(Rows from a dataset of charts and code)
_____
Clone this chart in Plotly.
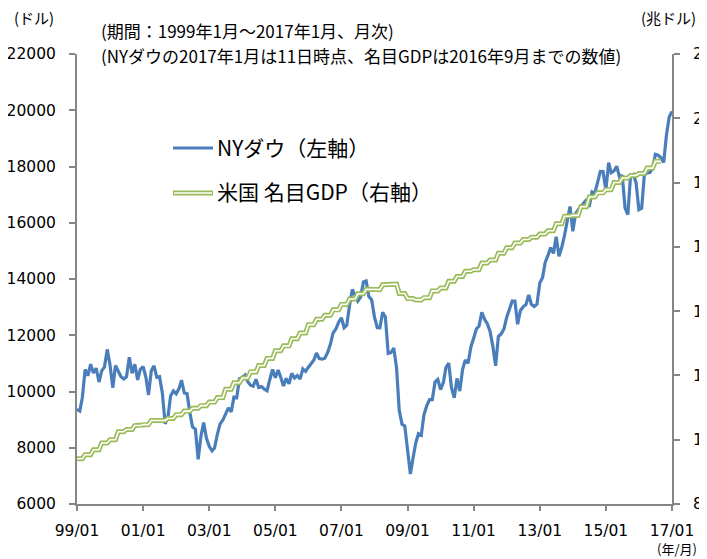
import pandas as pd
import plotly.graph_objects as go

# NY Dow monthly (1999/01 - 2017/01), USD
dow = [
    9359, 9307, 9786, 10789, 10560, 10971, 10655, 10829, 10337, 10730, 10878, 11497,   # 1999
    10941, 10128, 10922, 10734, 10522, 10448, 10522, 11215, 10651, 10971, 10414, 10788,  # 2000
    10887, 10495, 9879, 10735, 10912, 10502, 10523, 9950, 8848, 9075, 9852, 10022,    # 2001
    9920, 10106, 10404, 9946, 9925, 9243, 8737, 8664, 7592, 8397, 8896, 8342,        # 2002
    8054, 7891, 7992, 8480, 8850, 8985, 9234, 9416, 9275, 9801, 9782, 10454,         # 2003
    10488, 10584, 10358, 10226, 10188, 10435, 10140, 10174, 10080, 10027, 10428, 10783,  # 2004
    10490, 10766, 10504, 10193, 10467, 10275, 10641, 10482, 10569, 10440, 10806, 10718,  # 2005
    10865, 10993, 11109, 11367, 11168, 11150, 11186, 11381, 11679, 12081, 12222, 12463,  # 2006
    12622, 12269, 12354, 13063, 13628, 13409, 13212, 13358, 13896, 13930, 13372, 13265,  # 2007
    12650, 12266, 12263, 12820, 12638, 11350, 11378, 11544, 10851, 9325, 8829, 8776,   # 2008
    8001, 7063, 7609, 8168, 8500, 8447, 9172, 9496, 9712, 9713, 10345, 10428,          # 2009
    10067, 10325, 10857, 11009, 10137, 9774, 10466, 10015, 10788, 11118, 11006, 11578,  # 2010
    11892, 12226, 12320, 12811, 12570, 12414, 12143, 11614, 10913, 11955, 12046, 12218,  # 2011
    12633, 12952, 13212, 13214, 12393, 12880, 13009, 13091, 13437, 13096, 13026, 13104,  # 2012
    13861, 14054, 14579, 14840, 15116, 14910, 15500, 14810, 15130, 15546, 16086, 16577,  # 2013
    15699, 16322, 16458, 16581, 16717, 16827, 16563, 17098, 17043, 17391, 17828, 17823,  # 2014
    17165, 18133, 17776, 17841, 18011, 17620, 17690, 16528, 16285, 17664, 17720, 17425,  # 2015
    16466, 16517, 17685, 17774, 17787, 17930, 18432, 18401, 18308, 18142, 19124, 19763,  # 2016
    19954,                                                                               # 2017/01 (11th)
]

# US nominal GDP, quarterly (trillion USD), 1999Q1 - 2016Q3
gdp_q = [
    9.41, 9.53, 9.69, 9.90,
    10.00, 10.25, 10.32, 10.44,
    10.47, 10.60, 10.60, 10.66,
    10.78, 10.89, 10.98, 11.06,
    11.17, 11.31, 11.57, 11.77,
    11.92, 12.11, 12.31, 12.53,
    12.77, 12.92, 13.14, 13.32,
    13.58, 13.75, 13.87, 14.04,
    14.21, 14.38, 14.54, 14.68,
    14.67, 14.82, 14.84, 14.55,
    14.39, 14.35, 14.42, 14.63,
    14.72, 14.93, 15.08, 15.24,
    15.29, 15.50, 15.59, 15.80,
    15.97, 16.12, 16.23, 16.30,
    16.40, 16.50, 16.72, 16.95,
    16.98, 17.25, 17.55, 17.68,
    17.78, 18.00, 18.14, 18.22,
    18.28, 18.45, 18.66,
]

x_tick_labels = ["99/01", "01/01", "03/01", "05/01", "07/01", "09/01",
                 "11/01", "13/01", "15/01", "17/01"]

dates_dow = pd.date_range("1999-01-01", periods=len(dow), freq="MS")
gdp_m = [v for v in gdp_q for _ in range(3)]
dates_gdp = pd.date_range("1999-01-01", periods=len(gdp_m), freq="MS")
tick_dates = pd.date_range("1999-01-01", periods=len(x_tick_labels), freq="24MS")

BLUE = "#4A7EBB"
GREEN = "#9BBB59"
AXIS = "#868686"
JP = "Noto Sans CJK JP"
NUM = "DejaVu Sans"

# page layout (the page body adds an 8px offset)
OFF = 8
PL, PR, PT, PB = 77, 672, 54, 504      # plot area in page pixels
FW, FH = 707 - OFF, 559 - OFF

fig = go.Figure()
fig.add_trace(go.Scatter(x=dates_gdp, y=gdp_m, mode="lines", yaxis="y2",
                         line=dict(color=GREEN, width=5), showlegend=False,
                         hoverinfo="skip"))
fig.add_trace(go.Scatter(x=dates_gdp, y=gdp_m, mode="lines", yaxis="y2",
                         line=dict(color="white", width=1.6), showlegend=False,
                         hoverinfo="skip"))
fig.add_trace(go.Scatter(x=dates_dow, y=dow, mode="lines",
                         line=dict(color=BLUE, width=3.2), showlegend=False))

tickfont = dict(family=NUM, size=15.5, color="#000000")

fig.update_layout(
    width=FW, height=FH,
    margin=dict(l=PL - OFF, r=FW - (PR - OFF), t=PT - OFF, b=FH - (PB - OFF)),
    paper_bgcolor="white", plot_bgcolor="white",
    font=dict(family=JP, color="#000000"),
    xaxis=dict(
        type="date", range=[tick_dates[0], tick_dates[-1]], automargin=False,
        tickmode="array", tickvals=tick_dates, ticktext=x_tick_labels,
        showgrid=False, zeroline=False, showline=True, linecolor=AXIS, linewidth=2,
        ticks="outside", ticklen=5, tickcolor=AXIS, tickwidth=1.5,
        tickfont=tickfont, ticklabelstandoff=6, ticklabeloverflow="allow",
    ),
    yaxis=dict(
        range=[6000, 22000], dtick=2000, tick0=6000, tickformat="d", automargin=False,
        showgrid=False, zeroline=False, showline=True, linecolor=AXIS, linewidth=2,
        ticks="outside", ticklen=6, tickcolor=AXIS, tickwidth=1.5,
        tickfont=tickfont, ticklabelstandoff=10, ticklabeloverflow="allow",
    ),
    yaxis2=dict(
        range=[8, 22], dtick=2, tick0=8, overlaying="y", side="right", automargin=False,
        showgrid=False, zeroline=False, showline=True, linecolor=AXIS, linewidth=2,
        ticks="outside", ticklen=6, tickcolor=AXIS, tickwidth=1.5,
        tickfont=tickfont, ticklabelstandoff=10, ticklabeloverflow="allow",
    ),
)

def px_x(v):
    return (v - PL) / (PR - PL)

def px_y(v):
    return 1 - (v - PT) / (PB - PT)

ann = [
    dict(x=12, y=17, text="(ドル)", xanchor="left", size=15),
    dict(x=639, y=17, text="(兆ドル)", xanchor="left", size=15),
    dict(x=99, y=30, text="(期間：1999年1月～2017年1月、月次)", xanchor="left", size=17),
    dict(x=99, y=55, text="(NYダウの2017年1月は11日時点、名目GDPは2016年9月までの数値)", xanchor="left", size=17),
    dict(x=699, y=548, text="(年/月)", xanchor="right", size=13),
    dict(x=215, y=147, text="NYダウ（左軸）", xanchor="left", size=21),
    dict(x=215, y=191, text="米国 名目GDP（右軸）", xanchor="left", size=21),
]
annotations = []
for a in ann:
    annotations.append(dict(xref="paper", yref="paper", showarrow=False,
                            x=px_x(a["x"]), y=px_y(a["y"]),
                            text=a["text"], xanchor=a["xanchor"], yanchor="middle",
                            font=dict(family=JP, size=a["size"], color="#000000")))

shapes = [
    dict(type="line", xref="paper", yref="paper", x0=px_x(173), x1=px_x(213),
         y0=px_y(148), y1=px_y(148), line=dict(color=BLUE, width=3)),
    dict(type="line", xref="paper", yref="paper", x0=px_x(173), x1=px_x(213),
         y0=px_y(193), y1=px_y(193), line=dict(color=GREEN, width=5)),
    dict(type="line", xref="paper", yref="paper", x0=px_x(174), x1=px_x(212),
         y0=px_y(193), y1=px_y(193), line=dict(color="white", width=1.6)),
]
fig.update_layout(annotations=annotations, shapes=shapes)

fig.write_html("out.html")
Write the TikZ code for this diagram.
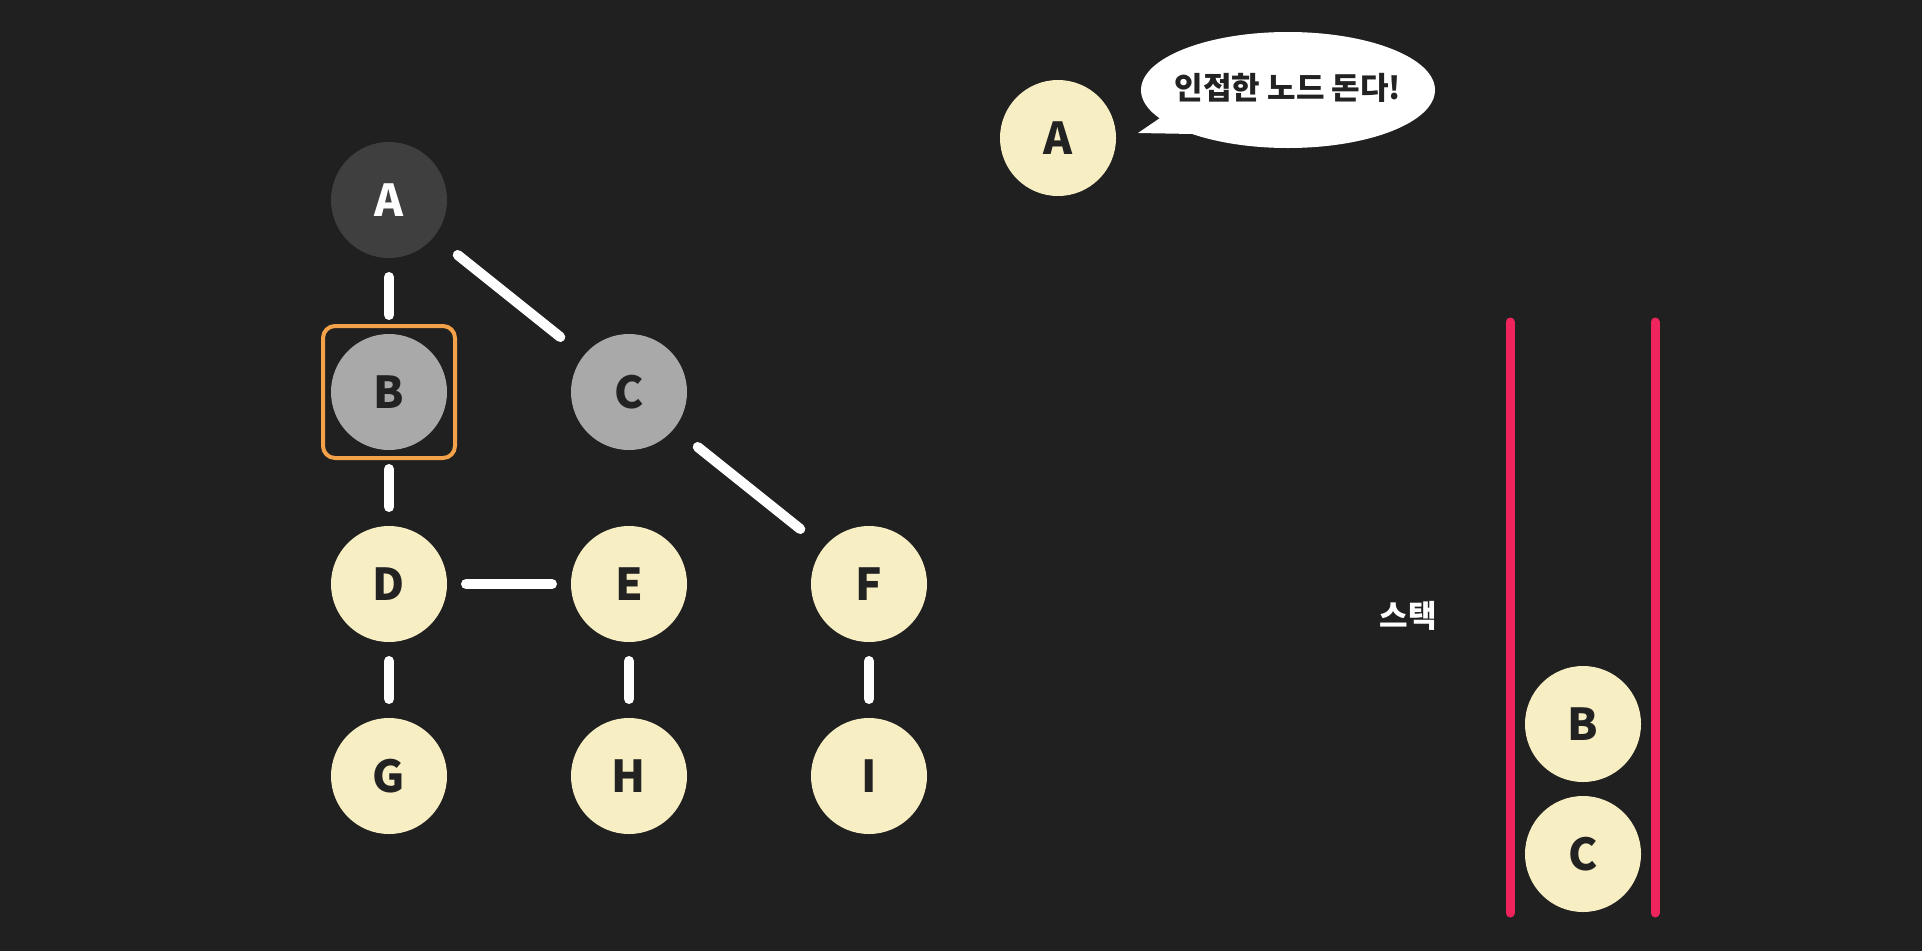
_____
§ **Task requirements**
Repeat word for word the lines above, from the first entry through the line containing "import plotly.graph_objects as go", with both ends kept and the pictures dropped.

§ **Solution to the exercise**
Clone this chart in Plotly.
import pandas as pd
import plotly.graph_objects as go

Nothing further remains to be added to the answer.